Popular discontent is growing across the Balkans over governments’ handling of the Covid-19 pandemic, as concerns mount about continued lockdowns, poor testing provision and patchy access to healthcare.
In Serbia, which was initially relatively successful in containing the virus, anti-government protests turned violent last week, while in Kosovo a new ruling coalition is grappling with a steep rise in infections. The protests in Serbia continued at the weekend.
Elsewhere in the region, in countries such as North Macedonia, and Bosnia and Herzegovina, the number of cases is also rising, along with allegations of mismanagement and cronyism.
While the authorities in Serbia initially laughed off the “silly virus” even as dramatic news of the spread of Covid-19 was emerging from Italy in early March, they later imposed one of Europe’s strictest lockdowns.
Then in late May all restrictions were suddenly lifted, weeks before an election that would see the conservative Serbian Progressive party (SNS) of president Aleksandar Vucic win almost 65 per cent of the vote in a ballot boycotted by most opposition parties.
Protests began in Belgrade on Tuesday last week after new lockdown measures were announced. Many of the protesters, who come from across the political spectrum, alleged hypocrisy after several officials tested positive for the virus following the SNS’s victory celebrations. Observers said demonstrators’ anger is focused less on the latest lockdown and more on the fact that holding the election arguably put people’s lives in danger.
“Mr Vucic tried desperately to revert Serbia from a multi-party system to a single-party system and ultimately he succeeded,” said Marko Kmezic, a senior researcher at the Centre for Southeast European Studies at the University of Graz in Austria.
“Now there is no other way to vent this frustration besides taking it out on the street.”
In an attempt to dissociate themselves from the violence of previous evenings, which had seen clashes between demonstrators and the police, protesters on Thursday sat in a socially distanced manner. They were joined by workers from the Belgrade hospital handling Covid-19 patients. Serbia has registered more than 18,000 cases and 380 deaths.
However, the Balkan Investigative Reporting Network has accused the government of under-reporting the death rate. Mr Vucic has dismissed the data as “inauthentic”, but Predrag Kon, the head of the government’s crisis management team, acknowledged recently that the officially published numbers of people tested “do not add up”.
Petar Djuric, a Serbian man, has become a symbol of the country’s protests after speaking to local media on Tuesday. He said his father died from Covid-19 because he could not get access to a ventilator and complained that his death was not officially registered as being due to the virus.
Mr Vucic accused Mr Djuric of lying and pro-government tabloids have published a number of attacks on him. In a news conference on Wednesday, Mr Vucic blamed foreign intelligence agencies, conspiracy theorists and anti-vaccination campaigners for the protests. Some protesters, meanwhile, said they believed football hooligans loyal to Mr Vucic had sought to provoke violence to scare ordinary people off.
A passer-by wears a mask in Pristina.
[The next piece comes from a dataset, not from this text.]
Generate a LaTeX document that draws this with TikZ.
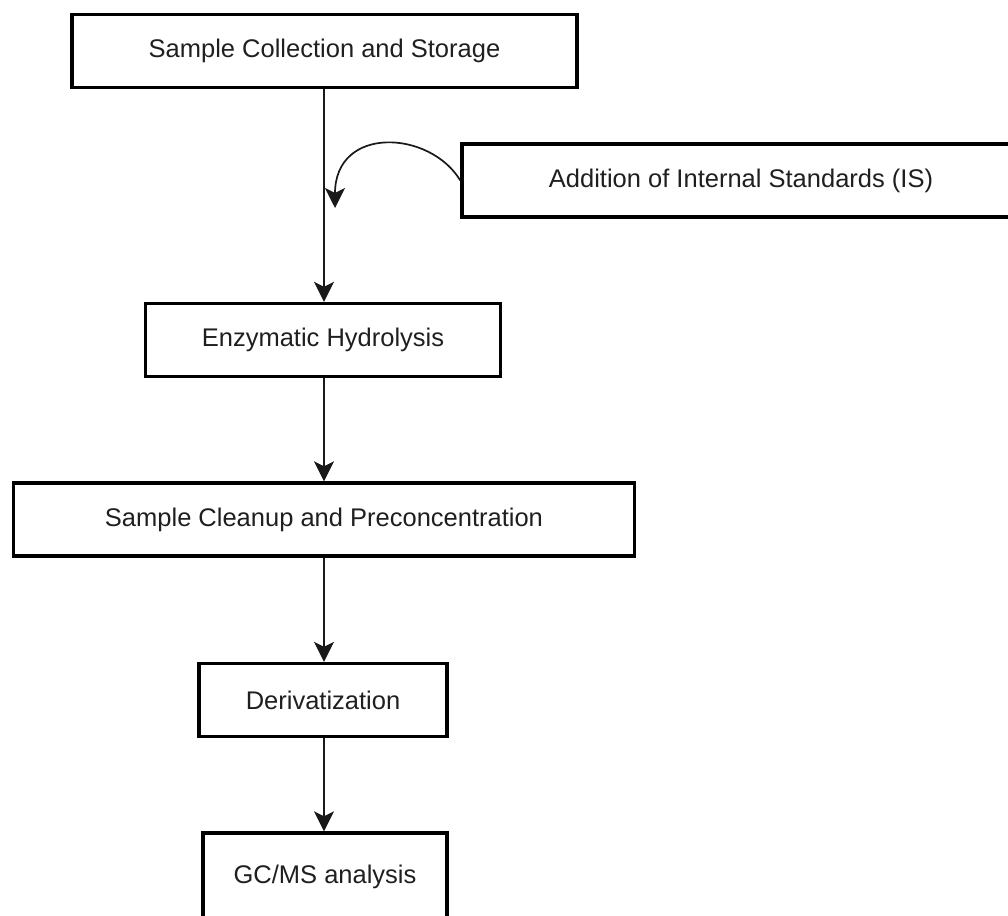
\documentclass[tikz,border=0pt]{standalone}
\usepackage{fontspec}
\setmainfont{Liberation Sans}
\usetikzlibrary{positioning,arrows.meta}

\begin{document}
\begin{tikzpicture}[x=1pt, y=-1pt, >={Stealth[length=20pt, width=20pt, inset=5pt]},
  every node/.style={font=\fontsize{25.5}{30}\selectfont, text=black!88},
  box/.style={draw, line width=3.4pt, inner sep=0pt, minimum height=73pt},
  flow/.style={->, line width=1.7pt, black!90}]
  \useasboundingbox (0,0) rectangle (1008,915);
  \clip (0,0) rectangle (1008,915);
  \node[box, minimum width=505pt] (collect) at (324.5,51) {Sample Collection and Storage};
  \node[box, minimum width=558pt] (addis) at (741,180.5) {Addition of Internal Standards (IS)};
  \node[box, minimum width=355pt] (hydro) at (323,340) {Enzymatic Hydrolysis};
  \node[box, minimum width=621pt] (cleanup) at (324,519.5) {Sample Cleanup and Preconcentration};
  \node[box, minimum width=248pt] (deriv) at (323,700) {Derivatization};
  \node[box, minimum width=244pt, minimum height=88pt] (gcms) at (325,877) {GC/MS analysis};
  \coordinate (isin) at (335,208);
  \draw[flow] (collect.south -| 324,0) -- (hydro.north -| 324,0);
  \draw[flow] (addis.west) .. controls (430,130) and (335,125) .. (isin);
  \draw[flow] (hydro.south -| 324,0) -- (cleanup.north -| 324,0);
  \draw[flow] (cleanup.south -| 324,0) -- (deriv.north -| 324,0);
  \draw[flow] (deriv.south -| 324,0) -- (gcms.north -| 324,0);
\end{tikzpicture}
\end{document}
Many in Kosovo say poor governance has played a role in the rising infection rate, say analysts © Armend/AFP/Getty
In Kosovo, anger is mounting over a change in government carried out in the midst of the pandemic and a rapid rise in the number of infections.
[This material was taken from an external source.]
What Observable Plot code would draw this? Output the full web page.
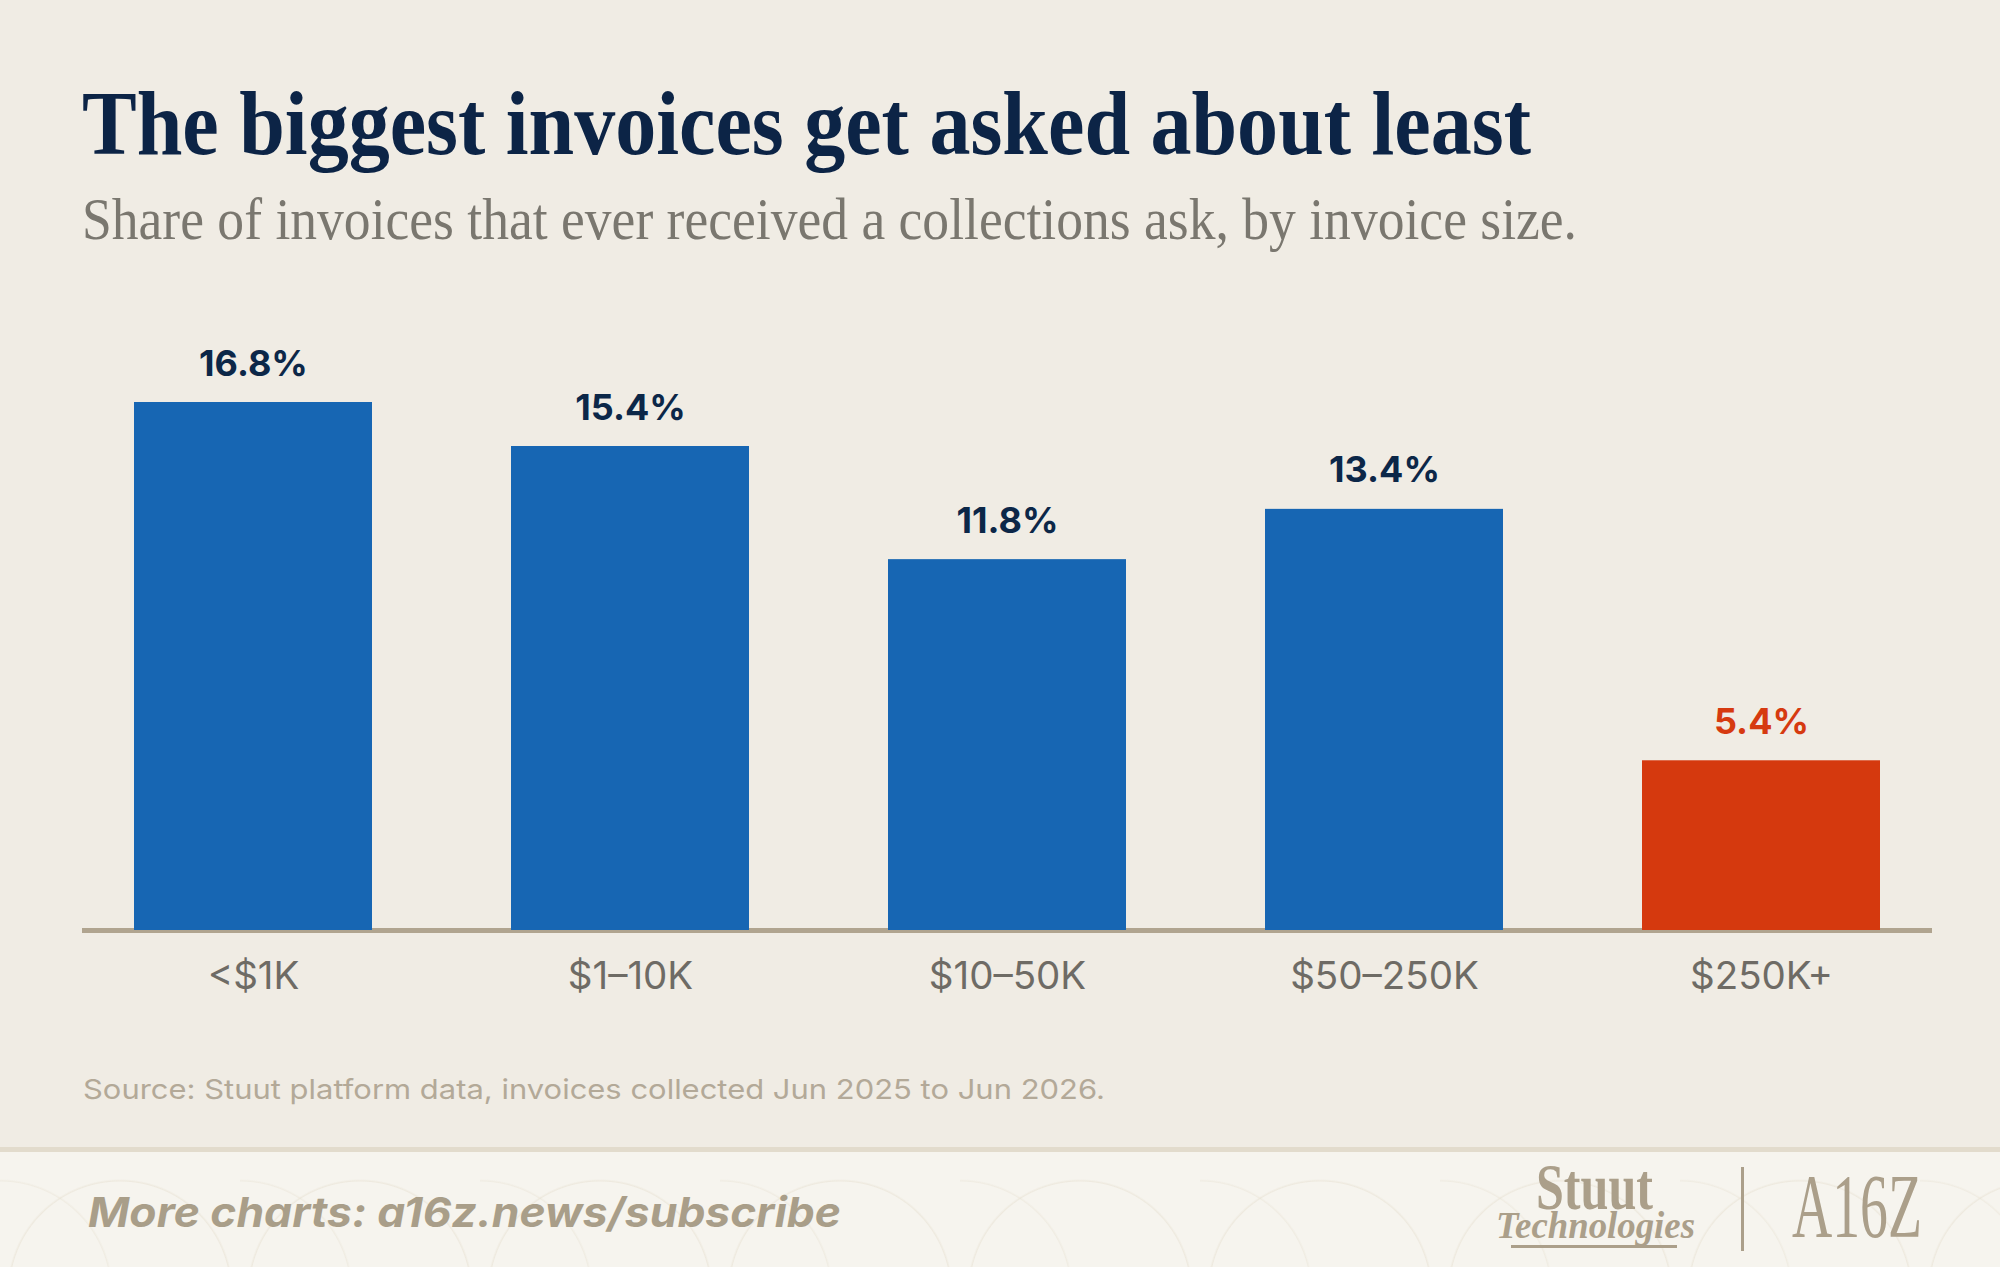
<!DOCTYPE html>
<html>
<head>
<meta charset="utf-8">
<script src="https://cdn.jsdelivr.net/npm/d3@7"></script>
<script src="https://cdn.jsdelivr.net/npm/@observablehq/plot@0.6"></script>
<style>
  html, body { margin: 0; padding: 0; background: #f0ece4; }
  #page { position: relative; width: 2000px; height: 1267px; overflow: hidden; background: #f0ece4; }
  .t { position: absolute; white-space: nowrap; line-height: 1; transform-origin: 0 0; }
  #title { font-family: "Liberation Serif", serif; font-weight: 700; font-size: 92px; color: #0c2446; left: 82px; top: 77px; }
  #subtitle { font-family: "Liberation Serif", serif; font-weight: 400; font-size: 60px; color: #7a776f; left: 82px; top: 189px; }
  #chart { position: absolute; left: 0; top: 240px; }
  #source { font-family: Inter, sans-serif; font-weight: 400; font-size: 27.5px; color: #b3a998; left: 83px; top: 1076px; }
  #band { position: absolute; left: 0; top: 1147px; width: 2000px; height: 5px; background: #e2dbcc; }
  #footer { position: absolute; left: 0; top: 1152px; width: 2000px; height: 115px; background-color: #f6f4ee;
    background-image: radial-gradient(circle at 50% 100%, transparent 110px, rgba(226,218,200,0.40) 111px, transparent 113px),
                      radial-gradient(circle at 0% 100%, transparent 110px, rgba(226,218,200,0.30) 111px, transparent 113px);
    background-size: 240px 160px; background-position: 0 -20px; }
  #more { font-family: Inter, sans-serif; font-weight: 700; font-style: italic; font-size: 41px; color: #a99e89; left: 88px; top: 1192px; }
  #stuut { font-family: "Liberation Serif", serif; font-weight: 700; font-size: 65px; line-height: 0.7; color: #ab9f8a; left: 1536px; top: 1165px; }
  #tech { font-family: "Liberation Serif", serif; font-weight: 700; font-style: italic; font-size: 38px; line-height: 0.7; color: #ab9f8a; left: 1496px; top: 1212px; }
  #underline { position: absolute; left: 1511px; top: 1245px; width: 166px; height: 3px; background: #ab9f8a; }
  #divider { position: absolute; left: 1741px; top: 1167px; width: 3px; height: 84px; background: #ab9f8a; }
  #a16z { font-family: "Liberation Serif", serif; font-weight: 400; font-size: 90px; color: #ab9f8a; left: 1792px; top: 1162px; }
</style>
</head>
<body>
<div id="page">
  <div class="t" id="title" data-w="1449">The biggest invoices get asked about least</div>
  <div class="t" id="subtitle" data-w="1495">Share of invoices that ever received a collections ask, by invoice size.</div>
  <div id="chart"></div>
  <div class="t" id="source" data-w="1022">Source: Stuut platform data, invoices collected Jun 2025 to Jun 2026.</div>
  <div id="band"></div>
  <div id="footer"></div>
  <div class="t" id="more" data-w="753">More charts: a16z.news/subscribe</div>
  <div class="t" id="stuut" data-w="117">Stuut</div>
  <div class="t" id="tech" data-w="199">Technologies</div>
  <div id="underline"></div>
  <div id="divider"></div>
  <div class="t" id="a16z" data-w="130">A16Z</div>
</div>
<script>
// ---- data ----
const categories = ["<$1K", "$1–10K", "$10–50K", "$50–250K", "$250K+"];
const shares = [16.8, 15.4, 11.8, 13.4, 5.4];
const highlightCategory = "$250K+";

const rows = categories.map((c, i) => ({ category: c, share: shares[i] }));
const blue = "#1766b3", red = "#d5390e";
const navy = "#0c2748", redText = "#d63a10";

const chart = Plot.plot({
  width: 2000,
  height: 800,
  marginLeft: 82,
  marginRight: 68,
  marginTop: 61.43,
  marginBottom: 110,
  style: { background: "transparent", fontFamily: "Inter, sans-serif", overflow: "visible" },
  x: { domain: categories, paddingInner: 0.37, paddingOuter: 0.135, axis: null, label: null },
  y: { domain: [0, 20], axis: null, label: null },
  marks: [
    Plot.ruleY([0], { stroke: "#b0a48f", strokeWidth: 5 }),
    Plot.barY(rows, { x: "category", y: "share", fill: d => d.category === highlightCategory ? red : blue }),
    Plot.text(rows, {
      x: "category", y: "share",
      text: d => d.share.toFixed(1) + "%",
      lineAnchor: "bottom", dy: -27,
      fontSize: 36, fontWeight: 700,
      fill: d => d.category === highlightCategory ? redText : navy
    }),
    Plot.axisX({ tickSize: 0, tickPadding: 31, fontSize: 38.5, fill: "#6e6b65", label: null })
  ]
});
document.getElementById("chart").appendChild(chart);

function fit() {
  document.querySelectorAll("[data-w]").forEach(el => {
    el.style.transform = "none";
    const w = el.getBoundingClientRect().width;
    const target = +el.dataset.w;
    el.style.transform = `scaleX(${target / w})`;
  });
}
fit();
if (document.fonts && document.fonts.ready) document.fonts.ready.then(fit);
</script>
</body>
</html>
An administration led by anti-corruption firebrand Albin Kurti took power in February just before the spike in cases and was widely seen as handling the pandemic well. However, he and his well-regarded health minister were ousted after only 52 days over a dispute about how to handle negotiations with Serbia, which still does not recognise its former province’s independence, declared in 2008.
A new premier, Avdullah Hoti, from the Democratic League of Kosovo (LDK), who did not stand as a prime ministerial candidate at the most recent election, was selected.
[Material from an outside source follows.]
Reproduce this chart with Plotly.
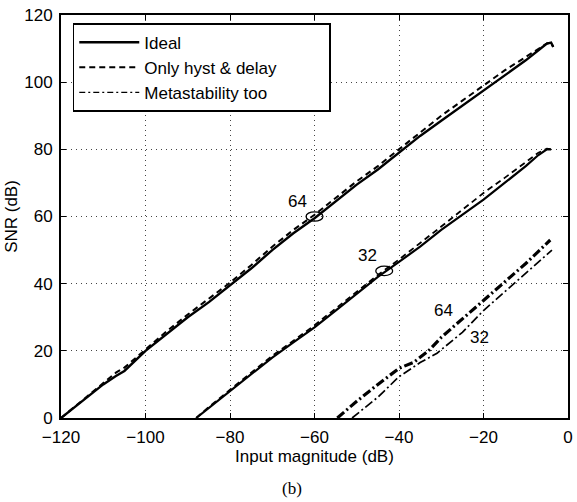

“The [new] LDK government was completely unprepared” to deal with the pandemic, said Donika Emini, a Pristina-based political analyst. “They took the lead without having proper strategy about how to proceed and created confusion among citizens.”
Kosovo had registered 4,700 infections and 101 deaths as of Sunday. But many, like Ms Emini, complain that they have been denied tests in public hospitals despite showing symptoms. Ms Emini had planned to go to neighbouring North Macedonia to be tested before it closed its border with Kosovo because of the recent increase in cases there.
Ms Emini said there was widespread feeling that poor governance had played a role in the rising infection rate.
“Public procurement in the health system has been subject to corruption forever,” she said, adding that the same was true of the response to the pandemic. Ms Emini noted concerns that hospital equipment malfunctions had led to deaths.
In nearby Bosnia-Herzegovina, prosecutors are investigating why a company that owns a raspberry farm and that has no experience buying medical equipment won a tender to import ventilators from China.
Bosnia has registered more than 6,700 infections and 219 deaths. Like elsewhere in the region, the numbers have risen sharply in recent weeks.